The six to 10-day forecast based by the GFS model has called for rain for Argentina and southern Brazil with the latter’s Mato Grosso state turning drier. The Euro model for the same time period forecast rain for western Argentina and dryness in northeastern Brazil.
Consultancy AgResource cut its estimate of the Brazil soybean harvest from 150.7 million tonnes to now 145.4 million.

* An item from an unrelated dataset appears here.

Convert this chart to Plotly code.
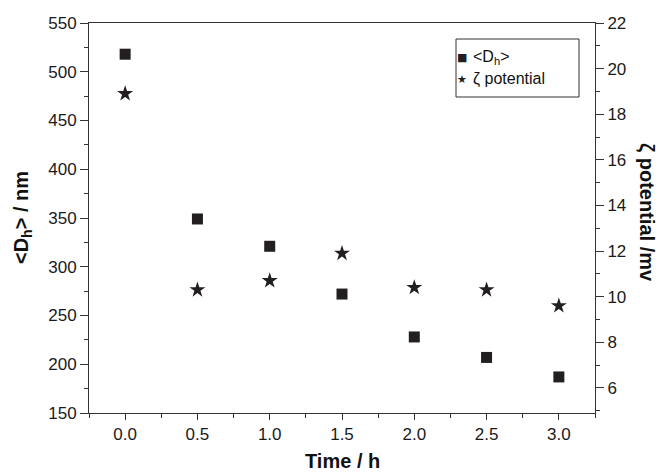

A number of consultancies have reduced their projections to below 150 million tonnes after initial forecasts called for at least 160 million.
CORN futures were very narrowly mixed on Wednesday, caught between support from soybeans and pressure from wheat.
The U.S. Energy Information Administration reported ethanol production for the week ended Jan. 26 averaged 991,000 barrels per day. That was only the third time this marketing year that production average less than one million BPD. Ethanol stocks dropped to 24.3 million barrels.
The USDA attaché in Ukraine pegged that country’s 2023/24 corn exports at 29.2 million tonnes, up eight per cent from 2022/23. The USDA January supply and demand report placed those exports at 21 million tonnes.
WHEAT futures were lower on Wednesday, as export sales are expected to be sluggish in tomorrow’s report.
The USDA attaché in Ukraine projected the country’s 2023/24 wheat exports at 17.7 million tonnes, up three per cent from the previous year. The January S/D report placed them at 14 million tonnes.
The long range outlook for northwest India forecast above normal temperatures, which would likely harm the region’s wheat crop.
The Buenos Aires Grain Exchange placed this year’s Argentina wheat harvest at 15.1 million tonnes. While a 24 per cent improvement over last year, the estimate was three million tonnes below initial projections.